What about the aforementioned Mike Hampton? Well, he was the baby of the group, as he signed his eight-year deal with Colorado at the age of 28. However, his contract lasted until he was 36, putting him in his 30s for the majority of the deal.
I haven’t even mentioned the most recent disappointment signed to a long-term deal, and it’s better if we don’t say too much about him. After all, Barry Zito might have become a member of the Mets pitching staff in 2007, but the front office was smart enough not to offer him the seven-year deal that he eventually received from the San Francisco Giants.
Like Hampton, the left-handed Zito was 28 when he crossed the Bay Bridge from Oakland to San Francisco. Once he left the East Bay, the Barry Zito that won 102 games in seven years as an Oakland Athletic disappeared into the San Francisco fog.
Zito has yet to post a winning record in any of his four seasons in San Francisco. His 17 losses led the National League in 2008 and his continued subpar performances led the Giants to leave him off the postseason roster in 2010. They spent $126 million in the hopes that Barry Zito would help them win a championship and in 2010, they won that championship without him.
If that $126 million figure given to Barry Zito over seven years sounds familiar to you, it should. That’s the same amount of money and years that the Nationals just gave to Jayson Werth, the man without a 100 RBI season and whose only All-Star Game appearance came as a result of an injury to Mets centerfielder Carlos Beltran in 2009.
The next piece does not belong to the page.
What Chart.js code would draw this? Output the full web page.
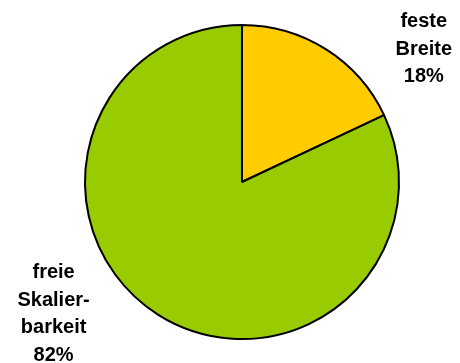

It should be noted that Jayson Werth is 31. Cliff Lee, who is also looking for a seven-year deal, is 32. The seven year pitch has become quite popular with today’s aging stars. Some owners are still crazy enough to dole out these long-term deals. However, if they all just studied the recent history of baseball and similar contracts, they’d know that seven is not always a lucky number, especially with players past their prime. As Mets fans, we should be thankful that Sandy Alderson is not one to offer such contracts to past-their-prime superstars.